STATEMENT OF

COMMISSIONER MIGNON L. CLYBURN

APPROVING IN PART AND DISSENTING IN PART

Re: Connect America Fund, WC Docket No. 10-90.

Just over a month ago, the Commission adopted an Order—from which I dissented—that gave hundreds of millions of dollars in universal service support to overlapping wireless providers, instead of using the excess money to improve the paucity of middle-mile capacity in Alaska.

Now, we are on the cusp of approving another Order that fails to improve service to Bush Alaska. This Order is further evidence that we got the Alaska Plan wrong. If we got it right, we could have used that as a basis for requiring Alaska Communications Services (ACS) to bring broadband to the Bush. But without improved middle-mile, it is financially infeasible for them to do so. I am deeply disappointed that we cannot bring these rural communities out of the digital darkness. Duplicate funding elsewhere means no broadband for the neediest in rural Alaska.

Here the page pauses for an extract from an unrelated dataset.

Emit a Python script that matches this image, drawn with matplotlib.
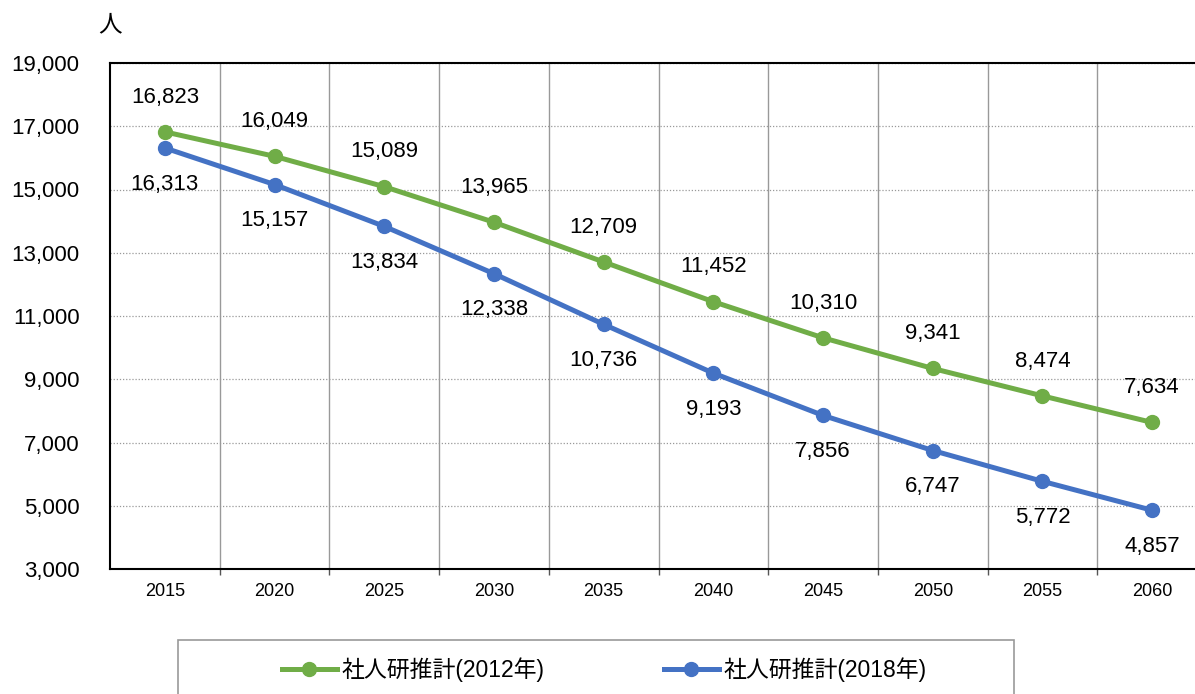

Nonetheless, I am opting to support this Order, generally. Thousands of Alaskans who did not have broadband will be connected as a result of this Order and I applaud my fellow Commissioners, particularly Commissioner Pai, for pushing the envelope on the number of locations that ACS must serve with broadband. This is a win for Alaska.

I must dissent, however, from the grant of forbearance from eligible telecommunications carrier (ETC) obligations that I previously objected to in 2014 for the lower-48 price cap carriers. The item forbears from ETC obligations in three broad areas: (1) census blocks that the cost model determines are “low cost;” (2) census blocks served by an unsubsidized competitor; and (3) census blocks where another ETC receives support likely due to winning the competitive bidding process. These are all problematic, but particularly concerning is the forbearance for low-cost census blocks.

As I have said before, granting forbearance from this category puts an incredible amount of faith in the cost model’s projection. This is belied by the record. Here, we require ACS to certify that certain locations the model says are low cost, are indeed high cost. And yet we still have confidence that the model is accurate for other “low cost” blocks?

Nevertheless, I want to thank the staff of the Wireline Competition Bureau not only for the hard work that went into presenting this Order, but their efforts to help bring broadband to the citizens of Alaska.